Exercise goal -> Drop the images; return everything else in the listing below exactly.

Data lines ->

•••••

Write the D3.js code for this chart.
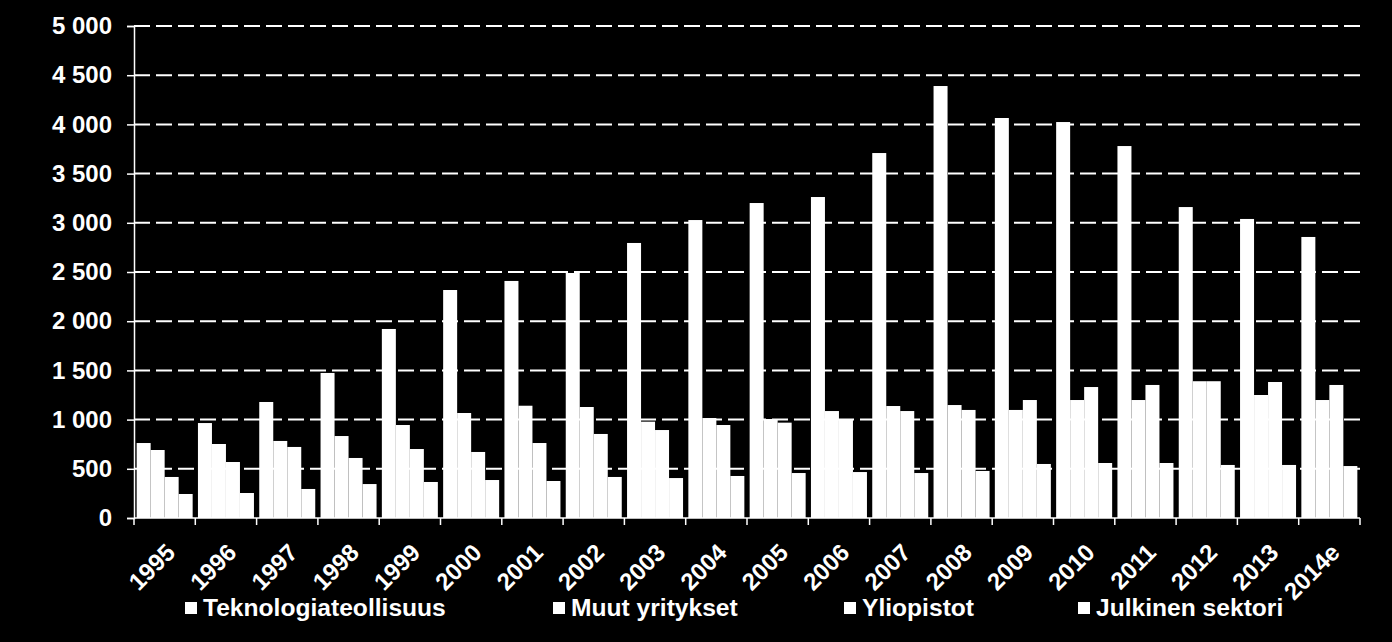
<!DOCTYPE html>
<html>
<head>
<meta charset="utf-8">
<script src="https://cdn.jsdelivr.net/npm/d3@7"></script>
<style>
  html, body { margin: 0; padding: 0; background: #000; }
  svg { display: block; }
  text { font-family: "Liberation Sans", Arial, sans-serif; font-weight: bold; fill: #fff; }
</style>
</head>
<body>
<svg id="chart" width="1392" height="642"></svg>
<script>
const years = ["1995","1996","1997","1998","1999","2000","2001","2002","2003","2004","2005","2006","2007","2008","2009","2010","2011","2012","2013","2014e"];
const seriesNames = ["Teknologiateollisuus","Muut yritykset","Yliopistot","Julkinen sektori"];
const teknologiateollisuus = [762,965,1179,1474,1921,2317,2409,2490,2795,3028,3201,3262,3709,4390,4065,4024,3780,3160,3039,2856];
const muutYritykset      = [691,752,783,833,945,1067,1141,1128,979,1016,1006,1087,1138,1148,1098,1199,1199,1390,1250,1199];
const yliopistot         = [417,569,722,610,701,671,762,854,894,945,969,1006,1087,1098,1199,1331,1352,1390,1382,1352];
const julkinenSektori    = [244,254,295,345,366,386,376,417,406,427,457,467,457,478,549,559,559,539,539,528];
const yTicks = [0,500,1000,1500,2000,2500,3000,3500,4000,4500,5000];

const seriesValues = [teknologiateollisuus, muutYritykset, yliopistot, julkinenSektori];
const rows = years.map((yr, i) => ({ year: yr, values: seriesNames.map((s, k) => ({ key: s, value: seriesValues[k][i] })) }));

const svg = d3.select("#chart");
const mLeft = 134, mRight = 1360, mTop = 26, mBottom = 518;

const x0 = d3.scaleBand().domain(years).range([mLeft, mRight]).paddingInner(0).paddingOuter(0);
const bw = x0.bandwidth();
const x1 = d3.scaleBand().domain(seriesNames).range([2.65, bw - 2.65]).padding(0);
const y = d3.scaleLinear().domain([0, 5000]).range([mBottom, mTop]);

// gridlines
svg.append("g").selectAll("line").data(yTicks.filter(d => d > 0)).join("line")
  .attr("x1", mLeft).attr("x2", mRight)
  .attr("y1", d => y(d)).attr("y2", d => y(d))
  .attr("stroke", "#fff").attr("stroke-width", 2).attr("stroke-dasharray", "16,6");

// bars
svg.append("g").selectAll("g").data(rows).join("g")
  .attr("transform", d => `translate(${x0(d.year)},0)`)
  .selectAll("rect").data(d => d.values).join("rect")
  .attr("x", d => x1(d.key)).attr("width", x1.bandwidth())
  .attr("y", d => y(d.value)).attr("height", d => y(0) - y(d.value))
  .attr("fill", "#fff");

// y axis
const yAxis = svg.append("g").attr("transform", `translate(${mLeft},0)`)
  .call(d3.axisLeft(y).tickValues(yTicks).tickSize(7).tickPadding(15)
    .tickFormat(d => d3.format(",")(d).replace(/,/g, " ")));
yAxis.select(".domain").attr("stroke", "#fff").attr("stroke-width", 1.5);
yAxis.selectAll(".tick line").attr("stroke", "#fff").attr("stroke-width", 1.5);
yAxis.selectAll(".tick text").attr("fill", "#fff").style("font-size", "24px")
  .style("font-family", "'Liberation Sans', Arial, sans-serif").style("font-weight", "bold");

// x axis line and boundary ticks
const xg = svg.append("g");
xg.append("line").attr("x1", mLeft).attr("x2", mRight).attr("y1", y(0)).attr("y2", y(0))
  .attr("stroke", "#fff").attr("stroke-width", 1.5);
const bounds = years.map(d => x0(d)).concat([x0.range()[1]]);
xg.selectAll("line.tk").data(bounds).join("line").attr("class", "tk")
  .attr("x1", d => d).attr("x2", d => d).attr("y1", y(0)).attr("y2", y(0) + 7)
  .attr("stroke", "#fff").attr("stroke-width", 1.5);
xg.selectAll("text").data(years).join("text")
  .attr("transform", d => `translate(${x0(d) + bw / 2 + 6},${y(0) + 30}) rotate(-45)`)
  .attr("text-anchor", "end").attr("dy", "0.35em")
  .style("font-size", "24px")
  .text(d => d);

// legend
const legendX = [185, 553, 844, 1078];
const lg = svg.append("g").selectAll("g").data(seriesNames).join("g")
  .attr("transform", (d, i) => `translate(${legendX[i]},602)`);
lg.append("rect").attr("width", 12).attr("height", 12).attr("fill", "#fff");
lg.append("text").attr("x", 18).attr("y", 14).style("font-size", "24.6px").text(d => d);
</script>
</body>
</html>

•••••

Result ->
Write the D3.js code for this chart.
<!DOCTYPE html>
<html>
<head>
<meta charset="utf-8">
<script src="https://cdn.jsdelivr.net/npm/d3@7"></script>
<style>
  html, body { margin: 0; padding: 0; background: #000; }
  svg { display: block; }
  text { font-family: "Liberation Sans", Arial, sans-serif; font-weight: bold; fill: #fff; }
</style>
</head>
<body>
<svg id="chart" width="1392" height="642"></svg>
<script>
const years = ["1995","1996","1997","1998","1999","2000","2001","2002","2003","2004","2005","2006","2007","2008","2009","2010","2011","2012","2013","2014e"];
const seriesNames = ["Teknologiateollisuus","Muut yritykset","Yliopistot","Julkinen sektori"];
const teknologiateollisuus = [762,965,1179,1474,1921,2317,2409,2490,2795,3028,3201,3262,3709,4390,4065,4024,3780,3160,3039,2856];
const muutYritykset      = [691,752,783,833,945,1067,1141,1128,979,1016,1006,1087,1138,1148,1098,1199,1199,1390,1250,1199];
const yliopistot         = [417,569,722,610,701,671,762,854,894,945,969,1006,1087,1098,1199,1331,1352,1390,1382,1352];
const julkinenSektori    = [244,254,295,345,366,386,376,417,406,427,457,467,457,478,549,559,559,539,539,528];
const yTicks = [0,500,1000,1500,2000,2500,3000,3500,4000,4500,5000];

const seriesValues = [teknologiateollisuus, muutYritykset, yliopistot, julkinenSektori];
const rows = years.map((yr, i) => ({ year: yr, values: seriesNames.map((s, k) => ({ key: s, value: seriesValues[k][i] })) }));

const svg = d3.select("#chart");
const mLeft = 134, mRight = 1360, mTop = 26, mBottom = 518;

const x0 = d3.scaleBand().domain(years).range([mLeft, mRight]).paddingInner(0).paddingOuter(0);
const bw = x0.bandwidth();
const x1 = d3.scaleBand().domain(seriesNames).range([2.65, bw - 2.65]).padding(0);
const y = d3.scaleLinear().domain([0, 5000]).range([mBottom, mTop]);

// gridlines
svg.append("g").selectAll("line").data(yTicks.filter(d => d > 0)).join("line")
  .attr("x1", mLeft).attr("x2", mRight)
  .attr("y1", d => y(d)).attr("y2", d => y(d))
  .attr("stroke", "#fff").attr("stroke-width", 2).attr("stroke-dasharray", "16,6");

// bars
svg.append("g").selectAll("g").data(rows).join("g")
  .attr("transform", d => `translate(${x0(d.year)},0)`)
  .selectAll("rect").data(d => d.values).join("rect")
  .attr("x", d => x1(d.key)).attr("width", x1.bandwidth())
  .attr("y", d => y(d.value)).attr("height", d => y(0) - y(d.value))
  .attr("fill", "#fff");

// y axis
const yAxis = svg.append("g").attr("transform", `translate(${mLeft},0)`)
  .call(d3.axisLeft(y).tickValues(yTicks).tickSize(7).tickPadding(15)
    .tickFormat(d => d3.format(",")(d).replace(/,/g, " ")));
yAxis.select(".domain").attr("stroke", "#fff").attr("stroke-width", 1.5);
yAxis.selectAll(".tick line").attr("stroke", "#fff").attr("stroke-width", 1.5);
yAxis.selectAll(".tick text").attr("fill", "#fff").style("font-size", "24px")
  .style("font-family", "'Liberation Sans', Arial, sans-serif").style("font-weight", "bold");

// x axis line and boundary ticks
const xg = svg.append("g");
xg.append("line").attr("x1", mLeft).attr("x2", mRight).attr("y1", y(0)).attr("y2", y(0))
  .attr("stroke", "#fff").attr("stroke-width", 1.5);
const bounds = years.map(d => x0(d)).concat([x0.range()[1]]);
xg.selectAll("line.tk").data(bounds).join("line").attr("class", "tk")
  .attr("x1", d => d).attr("x2", d => d).attr("y1", y(0)).attr("y2", y(0) + 7)
  .attr("stroke", "#fff").attr("stroke-width", 1.5);
xg.selectAll("text").data(years).join("text")
  .attr("transform", d => `translate(${x0(d) + bw / 2 + 6},${y(0) + 30}) rotate(-45)`)
  .attr("text-anchor", "end").attr("dy", "0.35em")
  .style("font-size", "24px")
  .text(d => d);

// legend
const legendX = [185, 553, 844, 1078];
const lg = svg.append("g").selectAll("g").data(seriesNames).join("g")
  .attr("transform", (d, i) => `translate(${legendX[i]},602)`);
lg.append("rect").attr("width", 12).attr("height", 12).attr("fill", "#fff");
lg.append("text").attr("x", 18).attr("y", 14).style("font-size", "24.6px").text(d => d);
</script>
</body>
</html>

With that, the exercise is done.